Volume dependence of baryon number cumulants and their ratios

TL;DR

This paper investigates how finite volume effects influence baryon number fluctuations using a non-perturbative chiral model and the functional renormalization group, highlighting regulator choices and the behavior of apparent critical points.

Contribution

It demonstrates the impact of finite volume on baryon number cumulants and compares smooth versus sharp regulators, revealing spurious artifacts and the movement of apparent critical points.

Findings

Sharp regulator produces spurious artifacts in finite volume.

Finite volume creates apparent critical points with shifted locations.

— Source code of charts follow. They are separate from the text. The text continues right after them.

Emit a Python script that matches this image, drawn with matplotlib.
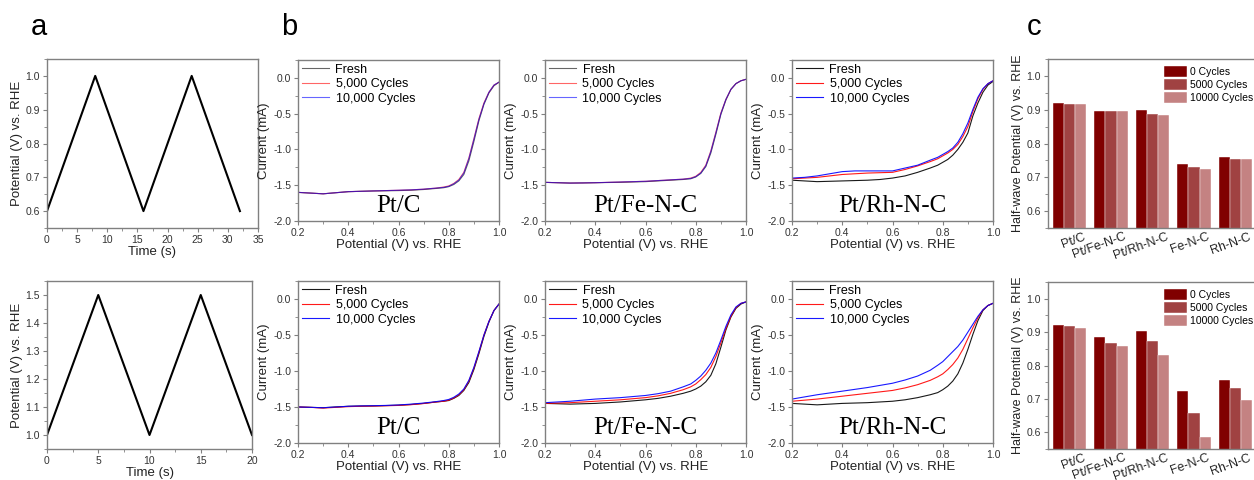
import numpy as np
import matplotlib
matplotlib.use('Agg')
import matplotlib.pyplot as plt
from matplotlib.ticker import AutoMinorLocator, FormatStrFormatter
import matplotlib.transforms as mtransforms

plt.rcParams['font.family'] = ['Liberation Sans', 'DejaVu Sans']

W, H = 1254, 480

# --- panel a: potential cycling profiles ---
t_top = [0, 8, 16, 24, 32]
v_top = [0.6, 1.0, 0.6, 1.0, 0.6]
t_bot = [0, 5, 10, 15, 20]
v_bot = [1.0, 1.5, 1.0, 1.5, 1.0]

# --- panel b: LSV curves, current (mA) read at these potentials (V) ---
lsv_x = [0.2, 0.25, 0.3, 0.35, 0.4, 0.45, 0.5, 0.55, 0.6, 0.65, 0.7, 0.75,
         0.78, 0.8, 0.82, 0.84, 0.86, 0.88, 0.9, 0.92, 0.94, 0.96, 0.98, 1.0]

# row 1
ptc1_fresh = [-1.60, -1.61, -1.62, -1.605, -1.59, -1.585, -1.58, -1.578, -1.575, -1.57, -1.56, -1.545,
              -1.535, -1.52, -1.49, -1.44, -1.35, -1.16, -0.89, -0.60, -0.37, -0.21, -0.11, -0.06]
ptc1_5k = [-1.60, -1.61, -1.62, -1.605, -1.59, -1.585, -1.58, -1.575, -1.57, -1.565, -1.555, -1.54,
           -1.525, -1.51, -1.475, -1.42, -1.32, -1.12, -0.85, -0.57, -0.35, -0.20, -0.10, -0.06]
ptc1_10k = [-1.60, -1.61, -1.62, -1.605, -1.59, -1.585, -1.58, -1.575, -1.57, -1.565, -1.555, -1.54,
            -1.53, -1.515, -1.48, -1.43, -1.33, -1.13, -0.86, -0.58, -0.36, -0.20, -0.10, -0.06]

ptfe1_fresh = [-1.46, -1.465, -1.47, -1.468, -1.465, -1.462, -1.46, -1.455, -1.45, -1.44, -1.43, -1.42,
               -1.41, -1.385, -1.335, -1.24, -1.05, -0.79, -0.51, -0.31, -0.16, -0.08, -0.04, -0.02]
ptfe1_5k = [-1.46, -1.465, -1.47, -1.468, -1.465, -1.46, -1.455, -1.45, -1.445, -1.435, -1.425, -1.415,
            -1.40, -1.375, -1.32, -1.22, -1.02, -0.76, -0.49, -0.30, -0.16, -0.08, -0.04, -0.02]
ptfe1_10k = [-1.46, -1.465, -1.47, -1.468, -1.465, -1.46, -1.455, -1.45, -1.445, -1.435, -1.425, -1.415,
             -1.405, -1.38, -1.33, -1.23, -1.03, -0.77, -0.50, -0.30, -0.16, -0.08, -0.04, -0.02]

ptrh1_fresh = [-1.43, -1.44, -1.45, -1.445, -1.44, -1.435, -1.43, -1.42, -1.40, -1.37, -1.32, -1.26,
               -1.22, -1.18, -1.14, -1.08, -1.00, -0.90, -0.77, -0.53, -0.35, -0.20, -0.10, -0.05]
ptrh1_5k = [-1.41, -1.40, -1.39, -1.37, -1.35, -1.34, -1.33, -1.325, -1.32, -1.28, -1.23, -1.17,
            -1.13, -1.09, -1.05, -1.00, -0.93, -0.82, -0.68, -0.47, -0.29, -0.16, -0.08, -0.04]
ptrh1_10k = [-1.40, -1.39, -1.37, -1.34, -1.31, -1.30, -1.30, -1.30, -1.30, -1.26, -1.22, -1.15,
             -1.11, -1.07, -1.03, -0.98, -0.90, -0.78, -0.63, -0.44, -0.27, -0.15, -0.08, -0.04]

# row 2
ptc2_fresh = [-1.50, -1.505, -1.51, -1.50, -1.49, -1.487, -1.485, -1.48, -1.475, -1.465, -1.45, -1.43,
              -1.42, -1.41, -1.38, -1.34, -1.27, -1.16, -0.98, -0.76, -0.52, -0.32, -0.16, -0.07]
ptc2_5k = [-1.50, -1.505, -1.515, -1.505, -1.495, -1.49, -1.487, -1.483, -1.478, -1.468, -1.452, -1.43,
           -1.42, -1.405, -1.375, -1.33, -1.26, -1.14, -0.96, -0.74, -0.50, -0.31, -0.16, -0.07]
ptc2_10k = [-1.50, -1.505, -1.51, -1.50, -1.49, -1.485, -1.482, -1.478, -1.472, -1.46, -1.445, -1.425,
            -1.41, -1.395, -1.365, -1.32, -1.25, -1.13, -0.95, -0.73, -0.50, -0.31, -0.16, -0.07]

ptfe2_fresh = [-1.45, -1.455, -1.46, -1.455, -1.45, -1.44, -1.43, -1.415, -1.40, -1.38, -1.35, -1.31,
               -1.28, -1.25, -1.21, -1.15, -1.06, -0.90, -0.67, -0.43, -0.25, -0.13, -0.07, -0.04]
ptfe2_5k = [-1.45, -1.445, -1.44, -1.43, -1.42, -1.41, -1.40, -1.385, -1.37, -1.345, -1.31, -1.26,
            -1.22, -1.18, -1.12, -1.05, -0.95, -0.80, -0.61, -0.41, -0.24, -0.12, -0.06, -0.04]
ptfe2_10k = [-1.44, -1.43, -1.42, -1.405, -1.39, -1.38, -1.37, -1.355, -1.34, -1.315, -1.28, -1.22,
             -1.18, -1.13, -1.07, -0.99, -0.89, -0.75, -0.57, -0.38, -0.22, -0.11, -0.06, -0.04]

ptrh2_fresh = [-1.45, -1.46, -1.47, -1.46, -1.45, -1.445, -1.44, -1.43, -1.42, -1.40, -1.37, -1.33,
               -1.30, -1.26, -1.21, -1.14, -1.04, -0.89, -0.70, -0.49, -0.30, -0.16, -0.09, -0.06]
ptrh2_5k = [-1.42, -1.405, -1.39, -1.37, -1.35, -1.33, -1.31, -1.29, -1.27, -1.235, -1.19, -1.13,
            -1.08, -1.04, -0.98, -0.91, -0.82, -0.70, -0.55, -0.40, -0.26, -0.15, -0.09, -0.06]
ptrh2_10k = [-1.39, -1.36, -1.33, -1.305, -1.28, -1.255, -1.23, -1.20, -1.17, -1.125, -1.07, -0.99,
             -0.92, -0.87, -0.80, -0.73, -0.66, -0.57, -0.46, -0.35, -0.24, -0.15, -0.09, -0.06]

lsv_labels = ['Fresh', '5,000 Cycles', '10,000 Cycles']

# --- panel c: half-wave potentials ---
catalysts = ['Pt/C', 'Pt/Fe-N-C', 'Pt/Rh-N-C', 'Fe-N-C', 'Rh-N-C']
bar_labels = ['0 Cycles', '5000 Cycles', '10000 Cycles']
e_half_top_0 = [0.920, 0.896, 0.898, 0.739, 0.759]
e_half_top_5k = [0.918, 0.896, 0.888, 0.729, 0.755]
e_half_top_10k = [0.918, 0.895, 0.883, 0.726, 0.754]
e_half_bot_0 = [0.920, 0.884, 0.903, 0.725, 0.756]
e_half_bot_5k = [0.918, 0.868, 0.873, 0.657, 0.733]
e_half_bot_10k = [0.913, 0.858, 0.831, 0.585, 0.697]

SPINE = '#808080'
TXT = '#222222'


def make_ax(fig, x0, x1, y0, y1):
    # pixel box -> figure fraction
    return fig.add_axes([x0 / W, 1 - y1 / H, (x1 - x0) / W, (y1 - y0) / H])


def style(ax, minor_y=True):
    for s in ax.spines.values():
        s.set_color(SPINE)
        s.set_linewidth(1.0)
    ax.tick_params(which='major', direction='out', length=3, width=0.8, color=SPINE,
                   labelsize=7.5, labelcolor='#333333', pad=2)
    ax.tick_params(which='minor', direction='out', length=2, width=0.6, color=SPINE)
    ax.xaxis.set_minor_locator(AutoMinorLocator(2))
    if minor_y:
        ax.yaxis.set_minor_locator(AutoMinorLocator(2))


def plot_profile(ax, t, v, xmax, xticks, ylim, yticks):
    ax.plot(t, v, color='black', lw=1.5)
    ax.set_xlim(0, xmax)
    ax.set_xticks(xticks)
    ax.set_ylim(*ylim)
    ax.set_yticks(yticks)
    ax.yaxis.set_major_formatter(FormatStrFormatter('%.1f'))
    style(ax)
    ax.set_xlabel('Time (s)', fontsize=9.5, color=TXT, labelpad=1)
    ax.set_ylabel('Potential (V) vs. RHE', fontsize=9.5, color=TXT, labelpad=2)


def plot_lsv(ax, curves, name, pale=False):
    colors = ['#000000', '#ff0000', '#0000ff']
    for y, c, lab in zip(curves, colors, lsv_labels):
        ax.plot(lsv_x, y, color=c, lw=0.8, alpha=0.6 if pale else 0.9, label=lab)
    ax.set_xlim(0.2, 1.0)
    ax.set_ylim(-2.0, 0.25)
    ax.set_xticks([0.2, 0.4, 0.6, 0.8, 1.0])
    ax.set_yticks([-2.0, -1.5, -1.0, -0.5, 0.0])
    ax.yaxis.set_major_formatter(FormatStrFormatter('%.1f'))
    style(ax)
    ax.set_xlabel('Potential (V) vs. RHE', fontsize=9.5, color=TXT, labelpad=1)
    ax.set_ylabel('Current (mA)', fontsize=9.5, color=TXT, labelpad=2)
    ax.legend(loc='upper left', frameon=False, fontsize=9, handlelength=2.2,
              labelspacing=0.2, borderaxespad=0.1, borderpad=0.2, handletextpad=0.5)
    ax.text(0.5, 0.025, name, transform=ax.transAxes, ha='center', va='bottom',
            fontsize=18, family='Liberation Serif', color='black')


def plot_bars(ax, vals):
    colors = ['#800000', '#a04242', '#c48282']
    pos = np.arange(len(catalysts))
    bw = 0.27
    for i, (v, c, lab) in enumerate(zip(vals, colors, bar_labels)):
        ax.bar(pos + (i - 1) * bw, v, width=bw, color=c, edgecolor='white', linewidth=0.3, label=lab)
    ax.set_xlim(-0.52, 4.52)
    ax.set_ylim(0.55, 1.05)
    ax.set_yticks([0.6, 0.7, 0.8, 0.9, 1.0])
    ax.yaxis.set_major_formatter(FormatStrFormatter('%.1f'))
    style(ax, minor_y=True)
    ax.xaxis.set_minor_locator(plt.NullLocator())
    ax.set_xticks(pos)
    ax.set_xticklabels(catalysts, rotation=20, ha='right', rotation_mode='anchor', fontsize=9, color=TXT)
    ax.tick_params(axis='x', length=0, pad=2)
    offset = mtransforms.ScaledTranslation(0.13, 0, ax.figure.dpi_scale_trans)
    for lbl in ax.get_xticklabels():
        lbl.set_transform(lbl.get_transform() + offset)
    ax.set_ylabel('Half-wave Potential (V) vs. RHE', fontsize=9, color=TXT, labelpad=2)
    ax.legend(loc='upper left', bbox_to_anchor=(0.52, 1.0), frameon=False, fontsize=7.5,
              handlelength=2.2, handleheight=1.2, labelspacing=0.2, borderpad=0.2,
              handletextpad=0.3)


fig = plt.figure(figsize=(W / 100, H / 100), dpi=100)

# row 1
ax = make_ax(fig, 47, 258, 59, 228)
plot_profile(ax, t_top, v_top, 35, [0, 5, 10, 15, 20, 25, 30, 35], (0.55, 1.05), [0.6, 0.7, 0.8, 0.9, 1.0])
ax = make_ax(fig, 298, 499, 60, 221)
plot_lsv(ax, [ptc1_fresh, ptc1_5k, ptc1_10k], 'Pt/C', pale=True)
ax = make_ax(fig, 545, 746, 60, 221)
plot_lsv(ax, [ptfe1_fresh, ptfe1_5k, ptfe1_10k], 'Pt/Fe-N-C', pale=True)
ax = make_ax(fig, 792, 993, 60, 221)
plot_lsv(ax, [ptrh1_fresh, ptrh1_5k, ptrh1_10k], 'Pt/Rh-N-C')
ax = make_ax(fig, 1048, 1257, 59, 228)
plot_bars(ax, [e_half_top_0, e_half_top_5k, e_half_top_10k])

# row 2
ax = make_ax(fig, 47, 252, 281, 449)
plot_profile(ax, t_bot, v_bot, 20, [0, 5, 10, 15, 20], (0.95, 1.55), [1.0, 1.1, 1.2, 1.3, 1.4, 1.5])
ax = make_ax(fig, 298, 499, 281, 443)
plot_lsv(ax, [ptc2_fresh, ptc2_5k, ptc2_10k], 'Pt/C')
ax = make_ax(fig, 545, 746, 281, 443)
plot_lsv(ax, [ptfe2_fresh, ptfe2_5k, ptfe2_10k], 'Pt/Fe-N-C')
ax = make_ax(fig, 792, 993, 281, 443)
plot_lsv(ax, [ptrh2_fresh, ptrh2_5k, ptrh2_10k], 'Pt/Rh-N-C')
ax = make_ax(fig, 1048, 1257, 282, 449)
plot_bars(ax, [e_half_bot_0, e_half_bot_5k, e_half_bot_10k])

# panel letters
for px, letter in [(31, 'a'), (281, 'b'), (1027, 'c')]:
    fig.text(px / W, 1 - 35 / H, letter, fontsize=21, color='black', va='baseline')

fig.savefig('out.png', dpi=100)
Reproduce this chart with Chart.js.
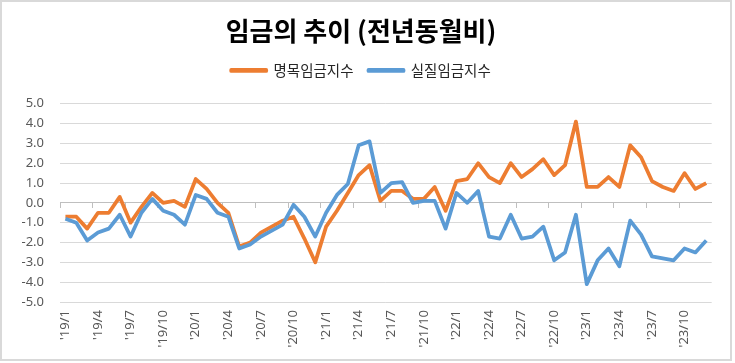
<!DOCTYPE html>
<html>
<head>
<meta charset="utf-8">
<script src="https://cdn.jsdelivr.net/npm/chart.js@4.4.1/dist/chart.umd.min.js"></script>
<style>
    html, body { margin: 0; padding: 0; background: #fff; }
    #wrap {
        position: absolute; left: 0; top: 0;
        width: 732px; height: 361px;
        box-sizing: border-box;
        border: 2px solid #d9d9d9;
        background: #fff;
    }
    #wrap canvas { display: block; }
</style>
</head>
<body>
<div id="wrap"><canvas id="grafico" width="728" height="357"></canvas></div>
<script>
// eixo x: meses de '19/1 a '23/12
const meses = [
    "'19/1","'19/2","'19/3","'19/4","'19/5","'19/6","'19/7","'19/8","'19/9","'19/10","'19/11","'19/12",
    "'20/1","'20/2","'20/3","'20/4","'20/5","'20/6","'20/7","'20/8","'20/9","'20/10","'20/11","'20/12",
    "'21/1","'21/2","'21/3","'21/4","'21/5","'21/6","'21/7","'21/8","'21/9","'21/10","'21/11","'21/12",
    "'22/1","'22/2","'22/3","'22/4","'22/5","'22/6","'22/7","'22/8","'22/9","'22/10","'22/11","'22/12",
    "'23/1","'23/2","'23/3","'23/4","'23/5","'23/6","'23/7","'23/8","'23/9","'23/10","'23/11","'23/12"
];

// 명목임금지수 (전년동월비, %)
const nominal = [
    -0.7, -0.7, -1.3, -0.5, -0.5, 0.3, -1.0, -0.2, 0.5, 0.0, 0.1, -0.2,
    1.2, 0.7, 0.0, -0.5, -2.2, -2.0, -1.5, -1.2, -0.9, -0.7, -1.8, -3.0,
    -1.2, -0.4, 0.5, 1.4, 1.9, 0.1, 0.6, 0.6, 0.2, 0.2, 0.8, -0.4,
    1.1, 1.2, 2.0, 1.3, 1.0, 2.0, 1.3, 1.7, 2.2, 1.4, 1.9, 4.1,
    0.8, 0.8, 1.3, 0.8, 2.9, 2.3, 1.1, 0.8, 0.6, 1.5, 0.7, 1.0
];

// 실질임금지수 (전년동월비, %)
const real = [
    -0.8, -1.0, -1.9, -1.5, -1.3, -0.6, -1.7, -0.5, 0.2, -0.4, -0.6, -1.1,
    0.4, 0.2, -0.5, -0.7, -2.3, -2.1, -1.7, -1.4, -1.1, -0.1, -0.7, -1.7,
    -0.5, 0.4, 0.95, 2.9, 3.1, 0.5, 1.0, 1.05, 0.0, 0.1, 0.1, -1.3,
    0.5, 0.0, 0.6, -1.7, -1.8, -0.6, -1.8, -1.7, -1.2, -2.9, -2.5, -0.6,
    -4.1, -2.9, -2.3, -3.2, -0.9, -1.6, -2.7, -2.8, -2.9, -2.3, -2.5, -1.9
];

const yTicks = [-5, -4, -3, -2, -1, 0, 1, 2, 3, 4, 5];

const corTexto = '#595959';
const corGrade = '#d9d9d9';

// espaço extra abaixo da legenda
const legendaEspaco = {
    id: 'legendaEspaco',
    beforeInit(chart) {
        const fitOriginal = chart.legend.fit;
        chart.legend.fit = function () {
            fitOriginal.bind(chart.legend)();
            this.height += 16;
        };
    }
};

new Chart(document.getElementById('grafico'), {
    type: 'line',
    data: {
        labels: meses,
        datasets: [{
            label: '명목임금지수',
            data: nominal,
            borderColor: '#ED7D31',
            backgroundColor: '#ED7D31',
            borderWidth: 3.75,
            borderJoinStyle: 'round',
            pointRadius: 0,
            tension: 0,
            order: 2
        }, {
            label: '실질임금지수',
            data: real,
            borderColor: '#5B9BD5',
            backgroundColor: '#5B9BD5',
            borderWidth: 3.75,
            borderJoinStyle: 'round',
            pointRadius: 0,
            tension: 0,
            order: 1
        }]
    },
    options: {
        responsive: false,
        animation: false,
        layout: { padding: { left: 8, right: 18, bottom: 0, top: 0 } },
        plugins: {
            title: {
                display: true,
                text: '임금의 추이 (전년동월비)',
                color: '#000',
                font: { family: "'Noto Sans CJK KR'", size: 26, weight: 'bold' },
                padding: { top: 14, bottom: 1 }
            },
            legend: {
                display: true,
                labels: {
                    color: '#262626',
                    font: { family: "'Noto Sans CJK KR'", size: 14.5 },
                    boxWidth: 35,
                    boxHeight: 1,
                    padding: 15,
                    sort: (a, b) => a.datasetIndex - b.datasetIndex
                }
            },
            tooltip: { enabled: false }
        },
        scales: {
            x: {
                type: 'category',
                offset: true,
                border: { display: false },
                grid: { display: false, drawTicks: false },
                ticks: {
                    autoSkip: false,
                    minRotation: 90,
                    maxRotation: 90,
                    padding: 8,
                    color: corTexto,
                    font: { family: "'Noto Sans'", size: 13 },
                    callback: (v, i) => (i % 3 === 0 ? meses[i] : '')
                },
                afterFit: s => { s.height = 57; }
            },
            x2: {
                type: 'category',
                offset: true,
                position: { y: 0 },
                border: { display: true, color: '#bfbfbf', width: 1 },
                grid: {
                    offset: true,
                    drawOnChartArea: false,
                    drawTicks: true,
                    tickLength: 5,
                    color: c => (c.index % 3 === 0 ? '#bfbfbf' : 'rgba(0,0,0,0)')
                },
                ticks: { display: false }
            },
            y: {
                min: -5,
                max: 5,
                border: { display: false },
                grid: { color: corGrade, drawTicks: false },
                afterBuildTicks: s => { s.ticks = yTicks.map(v => ({ value: v })); },
                ticks: {
                    padding: 16,
                    color: corTexto,
                    font: { family: "'Noto Sans'", size: 13 },
                    callback: v => Number(v).toFixed(1)
                },
                afterFit: s => { s.width = 50; }
            }
        }
    },
    plugins: [legendaEspaco]
});
</script>
</body>
</html>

Small volumes lead to multiple apparent critical points.

Abstract

We explore the influence of finite volume effects on baryon number fluctuations in a non-perturbative chiral model. In order to account for soft modes, we use the functional renormalization group in a finite volume, using a smooth regulator function in momentum space. We compare the results for a smooth regulator with those for a sharp (or Litim) regulator, and show that in a finite volume, the latter produces spurious artifacts. In a finite volume there are only apparent critical points, about which we compute the ratio of the fourth to the second order cumulant of quark number fluctuations. When the volume is sufficiently small the system has two apparent critical points; as the system size decreases, the location of the apparent critical point can move to higher temperature and lower chemical potential.